Best Buy has offered nearly its entire head office staff – 4,000 employees in total – voluntary redundancy and has vowed to slash capital expenditure in the wake of its profits collapsing and like-for-like sales slumping by over five per cent.
The retailer revealed that during its third quarter, which ended November 29th, like-for-like sales fell by 5.3 per cent and profits collapsed from $228m (£148m) to $52m (£34m).
Despite those falls and the threat of job losses, Best Buy Europe saw its revenues increase from $9.9bn (£6.4bn) to $11.5bn (£7.49bn). According to Best Buy, without BBE's figures included in the company as a whole, its sales "declined modestly" compared to the same point in 2007.

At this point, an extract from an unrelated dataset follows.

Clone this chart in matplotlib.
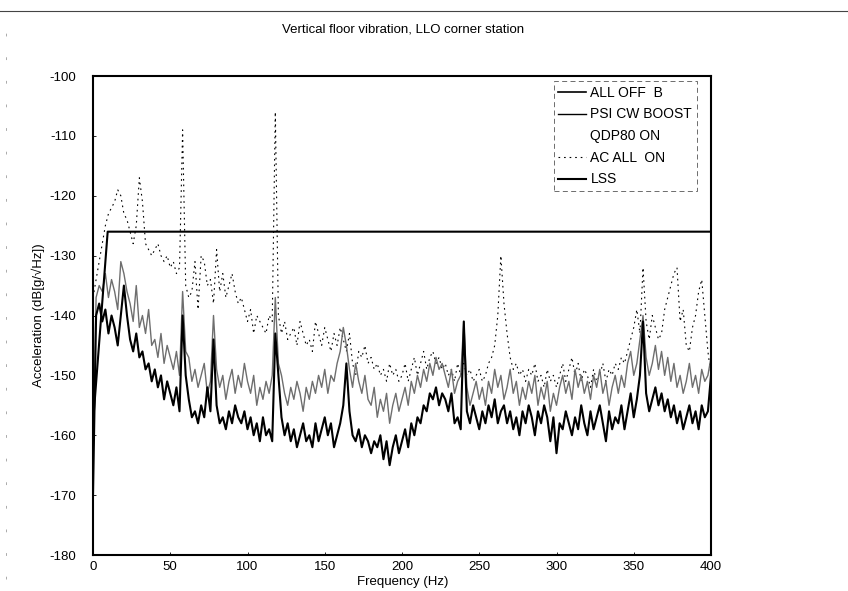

However, the firm was keen to stress that it was still planning to roll out its UK operation in the summer of 2009. Speaking to investors, Best Buy International chief executive Bob Willet said that it was "working closely together [with Carphone] on preparations for our first Best Buy stores in the United Kingdom next summer."
Best Buy's vice chairman and chief executive Brad Anderson warned that the market had changed and that retailers would have to adapt to that. "We also believe that customers will continue to reward those retailers who understand their needs and desires, and offer relevant solutions at fair prices," he said. "Yet we clearly recognize that these changes require us to make significant adjustments to our present cost structure.